The Middle East has generated headlines in recent weeks for political instability, but talk of growth and optimism were in the air at the Dubai International Convention and Exhibition Centre as leading food processors from around the world packed more than 1 million square feet of exhibition space in a region that boasts more than 350 million consumers and among the highest growth rates of anywhere in the world.
“We are seeing continued economic expansion and population growth – both of which are positives for the future of U.S. beef in the Middle East,” said Dan Halstrom, USMEF senior vice president of marketing and communications.
Along with John Brook, USMEF director for the European Union, Russia and the Middle East, and Simon Bahkt, USMEF representative in the Middle East, Halstrom participated in Gulfoods and visited Saudi Arabia and Jordan to assess prospects for U.S. beef in the region. USMEF’s participation in Gulfoods was supported by the Beef Checkoff.
“U.S. beef middle meats continue to be featured at white tablecloth restaurants and hotels throughout the Middle East where they are the preferred fare in terms of eating quality, and we’re seeing interest in other cuts, including two-piece chucks, top sides and sirloin meat,” Halstrom said. “There is fierce competition from Australia, India and Brazil, which traditionally dominate imports to this market, but U.S. beef is becoming more competitive in terms of price and availability to the retail and further-processed markets.”
Egypt, with a population approaching 80 million, continues to be the leading Middle East market for U.S. beef but Saudi Arabia, with about 26 million people, is a legitimate market for expansion for U.S. beef in the future. Other smaller but key beef export destinations in the region include the United Arab Emirates (AE), Kuwait and Jordan.
As a region, the Middle East imported 134,510 metric tons (296.5 million pounds) of U.S. beef in 2010 valued at $261.2 million – increases of 36 percent in volume and 77 percent in value over the previous year. Egypt accounted for nearly 85 percent of the volume and 68 percent of the value of those imports.
While the region remains the United States’ top export market for variety meat – primarily to Egypt – the greatest growth in beef exports to the region is in muscle cuts. Last year, those exports jumped 87 percent in volume and 113 percent in value to 45,768 metric tons ( ) valued at $158 million.
The trend continued in January of 2011 – prior to the outbreak of violence in several countries – as total U.S. beef exports to the Middle East jumped 53 percent in volume and 98 percent in value over January 2010.

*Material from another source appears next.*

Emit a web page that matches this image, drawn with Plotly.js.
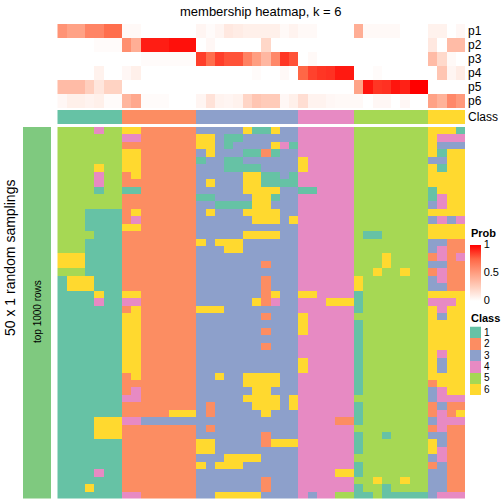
<!DOCTYPE html>
<html><head><meta charset="utf-8">
<script src="https://cdn.plot.ly/plotly-3.0.1.min.js"></script>
<style>html,body{margin:0;padding:0;background:#fff}#chart{width:504px;height:504px}</style>
</head><body><div id="chart"></div>
<script>
// ---- data ----
const memberRows = ['p1','p2','p3','p4','p5','p6'];
const p1 = [0.55,0.48,0.48,0.62,0.62,0.72,0.72, 0.03,0.03,0,0,0,0,0,0, 0.05,0.02,0.05,0.12,0.1,0.08,0.08,0.08,0.08,0.03,0.06, 0.03,0.03,0,0,0,0, 0.42,0.03,0.03,0.03,0.03,0,0,0, 0.07,0.07,0,0.04];
const p2 = [0,0,0,0,0.02,0.02,0.02, 0.57,0.42,0.93,0.93,0.93,0.96,0.96,0.96, 0,0.04,0,0,0,0,0,0.21,0,0,0, 0,0,0,0,0,0, 0,0,0,0,0,0,0,0, 0.12,0,0.35,0.35];
const p3 = [0,0,0,0,0,0,0, 0,0,0.02,0.02,0.02,0.02,0.02,0.02, 0.85,0.72,0.85,0.8,0.8,0.63,0.5,0.37,0.6,0.87,0.8, 0,0.03,0,0,0,0, 0,0,0,0,0,0,0,0, 0.35,0.2,0.03,0];
const p4 = [0,0,0,0,0.07,0,0, 0.04,0.08,0,0,0,0,0,0, 0,0,0,0,0,0,0.02,0,0,0.03,0, 0.75,0.84,0.87,0.88,0.94,0.94, 0,0,0.02,0,0,0,0,0, 0,0.3,0.05,0.1];
const p5 = [0.35,0.35,0.35,0.25,0.13,0.23,0.23, 0,0,0,0,0,0,0,0, 0,0,0,0,0,0,0,0,0,0,0, 0,0,0,0,0,0, 0.47,0.95,0.87,0.88,0.95,0.92,1,1, 0,0,0,0];
const p6 = [0.04,0.08,0.08,0.06,0.08,0.02,0.02, 0.38,0.45,0.02,0.02,0.02,0,0,0, 0.05,0.15,0.06,0.05,0.07,0.22,0.3,0.27,0.27,0.04,0.08, 0.17,0.06,0.06,0.04,0.03,0.03, 0.03,0,0.04,0.04,0,0.04,0,0, 0.48,0.4,0.6,0.52];
const columnClass = [1,1,1,1,1,1,1, 2,2,2,2,2,2,2,2, 3,3,3,3,3,3,3,3,3,3,3, 4,4,4,4,4,4, 5,5,5,5,5,5,5,5, 6,6,6,6];
const classLabels = ['1','2','3','4','5','6'];
const classColors = ['#66C2A5','#FC8D62','#8DA0CB','#E78AC3','#A6D854','#FFD92F'];
const probTicks = [0, 0.5, 1];
const sampleGroup = 'top 1000 rows';
const samplingRows = [
'55554556622222233333611633444444555555556661',
'55555554422222266311333333444444555555556444',
'55555552222222266313333641444444555555556333',
'55555556622222236333112133444444555555556166',
'55555556622222213311333333644444555555553366',
'55556556622222233311113333644444555555556166',
'55554552622222233333661131444444555555556666',
'55554552222222236333661111444444555555556666',
'55551551122222233333666633114444555555551666',
'55555552222222211333366133444444555555551466',
'55555552222222233111166333444444555555553466',
'55511112622222236333666633444444555555556666',
'55511112422222233333366636444444555555553434',
'55511116622222233333333333444444555555556666',
'55551112222222233333666633444444511555556666',
'55511112222222263666333333444444555555553322',
'55511112222222233366333333444444555555553422',
'66611112222222233333333333444444555655552424',
'66611112222222233333332333444444555655553322',
'55511112222222233333333333444444556556552422',
'16661112222222233333332333444444655555553422',
'16661112222222233333332333444444655555553322',
'11116116622222233333332633664444155555556666',
'11114114422222233333362433444666155555554446',
'11111112622222266633333333444444155555556466',
'11111116622222233333332333644444555555556366',
'11111116622222233333333333644444155555556666',
'11111116622222233333332333644444155555556666',
'11111116622222233333333333444444155555556666',
'11111116622222233333332333444444155555556666',
'11111116622222233333333333444444155555556466',
'11111116622222233333333333644444155555556366',
'11111116622222233333333333644444155555556366',
'11111112622222233633666633444444155555556666',
'11111112222222233333666633444444155555552666',
'11111112422222233333366333444444155555553466',
'11111114422222233333666636444444555555553444',
'11111112222222232333366636444444155555552322',
'11111112222266632333336333444444155555552426',
'11116664433333333333333333444422155555553444',
'11116662222222232333333333444444555555552422',
'11116662222222233333332333444444155155553322',
'11111112222222266333332666444444155555556322',
'11111112222222266333333333444444155555556422',
'11111112222222233366663333444444555555553422',
'11111112222222263666333333444444155555552322',
'11114112222222233333333333444466155555553322',
'11111112222222233333332333444444556556553322',
'11161112222222233333332333444444155155553322',
'11111114422222233666663333434455115111113444'
];

// ---- helpers ----
const W = 504, H = 504;
const px = x => x / W;
const py = y => 1 - y / H;
const nCol = columnClass.length;
const colIdx = columnClass.map((_, i) => i);
const sampMatrix = samplingRows.map(r => r.split('').map(Number));
const rowIdx = sampMatrix.map((_, i) => i);

function discreteScale(colors) {
  const n = colors.length, s = [];
  colors.forEach((c, i) => { s.push([i / n, c]); s.push([(i + 1) / n, c]); });
  return s;
}
const clsScale = discreteScale(classColors);
const probScale = [[0,'#FFFFFF'],[0.25,'#FFCFBE'],[0.5,'#FF9E81'],[0.75,'#FF6746'],[1,'#FF0000']];

const hmX = [px(57.3), px(465)];
const traces = [
  { type:'heatmap', z:[p1,p2,p3,p4,p5,p6], x:colIdx, y:memberRows, xaxis:'x', yaxis:'y',
    colorscale:probScale, zmin:0, zmax:1, hoverinfo:'skip',
    colorbar:{x:px(470), xanchor:'left', xref:'paper', y:py(272.5), yanchor:'middle', yref:'paper',
      len:56, lenmode:'pixels', thickness:11, thicknessmode:'pixels', xpad:0, ypad:0, outlinewidth:0,
      tickmode:'array', tickvals:probTicks, ticktext:probTicks.map(String), ticks:'',
      tickfont:{size:11, color:'#000'}} },
  { type:'heatmap', z:[columnClass], x:colIdx, y:['Class'], xaxis:'x', yaxis:'y2',
    colorscale:clsScale, zmin:0.5, zmax:6.5, showscale:false, hoverinfo:'skip' },
  { type:'heatmap', z:sampMatrix, x:colIdx, y:rowIdx, xaxis:'x', yaxis:'y3',
    colorscale:clsScale, zmin:0.5, zmax:6.5, showscale:false, hoverinfo:'skip' },
  { type:'heatmap', z:rowIdx.map(() => [1]), x:[sampleGroup], y:rowIdx, xaxis:'x2', yaxis:'y4',
    colorscale:[[0,'#7FC97F'],[1,'#7FC97F']], showscale:false, hoverinfo:'skip' },
  { type:'heatmap', z:classLabels.map(c => [Number(c)]), x:[0], y:classLabels, xaxis:'x3', yaxis:'y5',
    colorscale:clsScale, zmin:0.5, zmax:6.5, showscale:false, hoverinfo:'skip' }
];

const hidden = {showgrid:false, zeroline:false, showline:false, showticklabels:false, ticks:''};
const rightLabels = (vals, size) => ({side:'right', ticks:'', showgrid:false, zeroline:false, showline:false,
  tickmode:'array', tickvals:vals, ticktext:vals, tickfont:{size:size}, ticklabelstandoff:2});
const layout = {
  width:W, height:H, margin:{l:0,r:0,t:0,b:0}, paper_bgcolor:'#fff', plot_bgcolor:'#fff',
  font:{family:'Liberation Sans, Arial, sans-serif', color:'#000'},
  showlegend:false,
  xaxis:Object.assign({domain:hmX, range:[-0.5, nCol-0.5], anchor:'y3'}, hidden),
  yaxis:Object.assign({domain:[py(108), py(24)], autorange:'reversed', anchor:'x'}, rightLabels(memberRows, 12)),
  yaxis2:Object.assign({domain:[py(124), py(110)], anchor:'x'}, rightLabels(['Class'], 12)),
  yaxis3:Object.assign({domain:[py(498.5), py(127)], autorange:'reversed', anchor:'x'}, hidden),
  xaxis2:Object.assign({domain:[px(23), px(51)], anchor:'y4'}, hidden),
  yaxis4:Object.assign({domain:[py(498.5), py(127)], autorange:'reversed', anchor:'x2'}, hidden),
  xaxis3:Object.assign({domain:[px(470), px(481)], anchor:'y5'}, hidden),
  yaxis5:Object.assign({domain:[py(395), py(326.5)], autorange:'reversed', anchor:'x3'}, rightLabels(classLabels, 10)),
  annotations:[
    {text:'membership heatmap, k = 6', x:px(261), y:py(11), xref:'paper', yref:'paper',
      showarrow:false, font:{size:13}, xanchor:'center', yanchor:'middle'},
    {text:'<b>Prob</b>', x:px(469), y:py(233), xref:'paper', yref:'paper', showarrow:false,
      font:{size:11}, xanchor:'left', yanchor:'middle'},
    {text:'<b>Class</b>', x:px(469), y:py(318), xref:'paper', yref:'paper', showarrow:false,
      font:{size:11}, xanchor:'left', yanchor:'middle'},
    {text:'50 x 1 random samplings', x:px(10), y:py(258), xref:'paper', yref:'paper', showarrow:false,
      textangle:-90, font:{size:14}, xanchor:'center', yanchor:'middle'},
    {text:sampleGroup, x:px(37), y:py(312), xref:'paper', yref:'paper', showarrow:false,
      textangle:-90, font:{size:10}, xanchor:'center', yanchor:'middle'}
  ]
};
Plotly.newPlot('chart', traces, layout, {staticPlot:true, displayModeBar:false});
</script>
</body></html>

“There are a number of quickly developing market segments in the Middle East including quick service restaurants (such as Burger King and McDonald’s) as well as family-style dining establishments,” said Halstrom. “As the economies in these markets continue to develop and the population grows, you can expect this segment of the business to see significant expansion. We’re also seeing emergence of take-out windows and home meal delivery, which adds to our opportunities.”
While the U.S. share of the beef market in the region is growing, Halstrom noted that the competition is diverse and well-funded. For example, the UAE had 44 different countries ship product there in 2010. The U.S. ranked fifth behind India, Australia, Brazil and Pakistan.
“Right now, most of the U.S. beef going into the Middle East is frozen, but there is an opportunity in the future to maximize quality by expanding the percentage of cuts that enter the region chilled,” Halstrom said. “From USMEF’s perspective, the Middle East is just beginning to emerge in terms of demand, and we are gearing our programs there to capitalize on future opportunities.”